Apple is preparing the release of MacBooks with Retina Display

  It seems that all the rumors this year regarding the release of MacBooks equipped with Retina Displays could come true in the near future, according to those from 9to5mac. The design of the new Macs will not be a copy of that of the MacBook Airs, but it will borrow certain elements from it, but essentially we are talking about new MacBook Pros that will be much thinner. It seems that only the 15-inch models will be reworked and the optical drives will be removed from them to allow the case to be thinner, and the on/off button will be mounted directly into the keyboard. Apart from the slimming of the design and the modification of the part that incorporates the keyboard, the new MacBook Pros will look exactly the same as the ones available now.

Instead, the new 15-inch MacBook Pro is described as being an ultra-thin version of the current MacBook Pro. Basically, the prototype design is a thinner, yet more robust, version of the late-2008 design. It has no tapering like the MacBook Airs. As the MacBook Air pioneered, and the latest Mac mini models have followed, the new 15-inch MacBook Pro loses the optical drive in order to reach Apple's new standard for notebook thinness. While the new MacBook Pro does not take all of the external design cues from the current MacBook Air, it does adopt the tweaked MacBook Air keyboard design with the power button on the keyboard itself (which replaces the disc eject key). The rest of the design is basically what we are all familiar with: charging and connection ports along the sides, and a spacious glass Multi-Touch trackpad (either same or similar in size to the current MacBook Pro and MacBook Air trackpads based on the cutout present in the prototype unibodies).

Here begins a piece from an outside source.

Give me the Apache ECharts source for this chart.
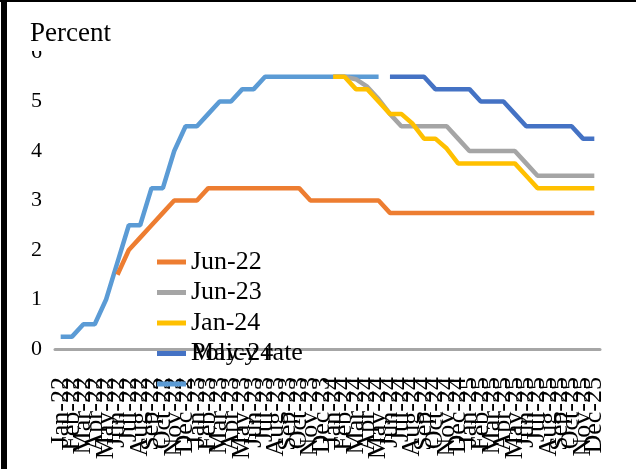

  The new Retina Display will bring a change similar to the one we saw when this kind of screens were implemented in the iPhone 4 and iPad 3. Basically, Apple will most likely double the resolution of Mac screens and give up the idea of ​​changing the resolution as we know it now, but it will allow us to adjust the quality of the images on the screen using a new system. The Macs will allow us to choose the resolutions: large, small, optimal, etc., the company's engineers programming each option separately to display the images as clearly as possible on the new screens. In essence, Apple will modify the classic resolution selection system and introduce a completely new one, but it remains to be seen how everything will be thought out. The screens will definitely be the ones that will attract everyone's attention and if you appreciate the Retina Display in the iPad and iPhone, then you will love the one in the Macs.

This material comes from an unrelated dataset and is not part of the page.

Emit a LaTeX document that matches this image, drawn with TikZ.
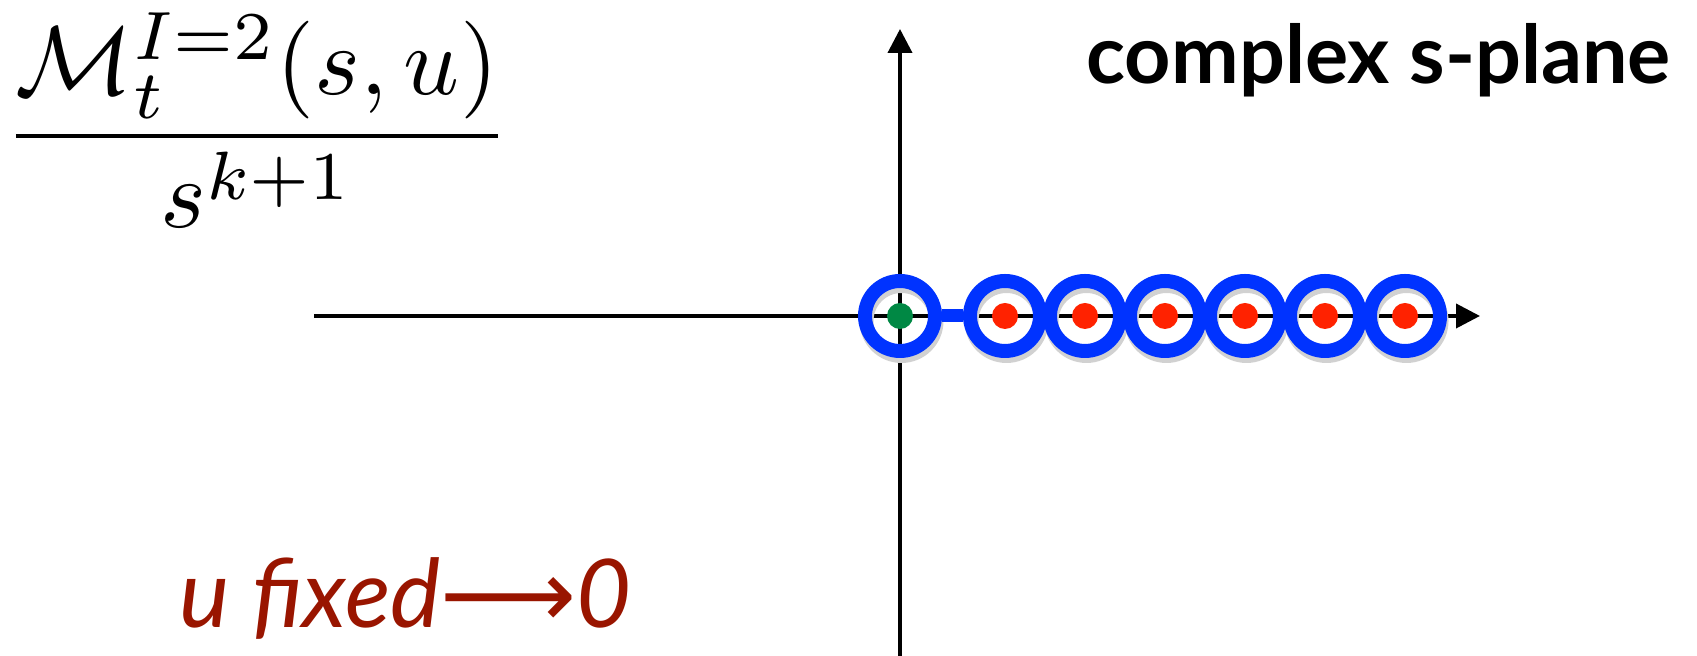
\documentclass[tikz,border=0pt]{standalone}
\usepackage[no-math]{fontspec}
\usetikzlibrary{arrows.meta}
\newfontfamily\gillfont{Lato}
\newfontfamily\arrowfont{DejaVu Sans}
\definecolor{ringblue}{RGB}{0,51,255}
\definecolor{polered}{RGB}{255,34,0}
\definecolor{polegreen}{RGB}{0,136,68}
\definecolor{labelred}{RGB}{153,21,0}

\begin{document}
\begin{tikzpicture}[
  every node/.style={inner sep=0pt},
  axis/.style={line width=1.1pt, -{Triangle[width=0.24cm, length=0.24cm]}},
  ring/.style={circle, draw=ringblue, line width=0.14cm, minimum size=0.70cm},
  shade ring/.style={circle, draw=black!18, line width=0.14cm, minimum size=0.70cm},
  pole/.style={circle, fill=#1, minimum size=0.26cm}
]
\useasboundingbox (0,0) rectangle (16.97,6.56);

% axes
\coordinate (origin) at (9.00,3.40);
\coordinate (left) at (3.14,3.40);
\coordinate (right) at (14.80,3.40);
\coordinate (bottom) at (9.00,0);
\coordinate (top) at (9.00,6.27);
\draw[axis] (left) -- (right);
\draw[axis] (bottom) -- (top);

% circles round the poles
\node[shade ring] at (9.015,3.35) {};
\foreach \i in {1,...,6}
  \node[shade ring] at (9.265+0.8*\i,3.35) {};
\node[ring] (c0) at (origin) {};
\foreach \i in {1,...,6}
  \node[ring] (c\i) at (9.25+0.8*\i,3.40) {};
\draw[ringblue, line width=0.13cm] (c0) -- (c1);

% poles
\node[pole=polegreen] (p0) at (c0) {};
\foreach \i in {1,...,6}
  \node[pole=polered] (p\i) at (c\i) {};

% labels
\node[scale=2.78, transform shape] (ratio) at (2.57,5.36) {$\displaystyle\frac{\mathcal{M}_t^{I=2}(s,u)}{s^{k+1}}$};
\node[anchor=base west, font=\gillfont\bfseries\fontsize{23}{27}\selectfont] (title) at (10.86,5.72) {complex s-plane};
\node[anchor=base west, text=labelred, font=\gillfont\itshape\fontsize{27}{31}\selectfont] (limit) at (1.79,0.28) {u fixed{\arrowfont ⟶}0};
\end{tikzpicture}
\end{document}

The display is quoted as "jaw-dropping" and "definitely the most important Mac innovation in years," by sources familiar with the quality of the screens in test-production. With that in mind, imagine the sharpness of text and the beauty of images on a 15-inch professional Retina Display-packing notebook. Sources familiar with software strings left behind in OS X Lion 10.7.4 and Mountain Lion betas say that this Retina Display MacBook Pro features multiple Retina resolution modes, so users are able to adjust the sharpness and image sizes to their liking. Unlike Mac display settings of today, these Retina Display settings will not be marked with numbers/resolution sizes, but with descriptions such as big, small, or optimal, according to these software-based findings.

  In the end, we learn that USB 3.0 will finally arrive in Apple's Macs, and we are talking here about higher USB transfer speeds and more energy-efficient components. USB 3.0 theoretically achieves transfer speeds of up to 80 MBs between a computer and a compatible peripheral, but everything depends on the components. In addition to those mentioned above, we have processors from the Ivy Bridge series and Nvidia GT650M graphics cards, so better performance and again a much more efficient energy consumption.

  Of course, for now all this is just speculation, but in the summer we should have the Macs available in the online store of the Apple company, and everything would be able to be purchased at the same prices as before.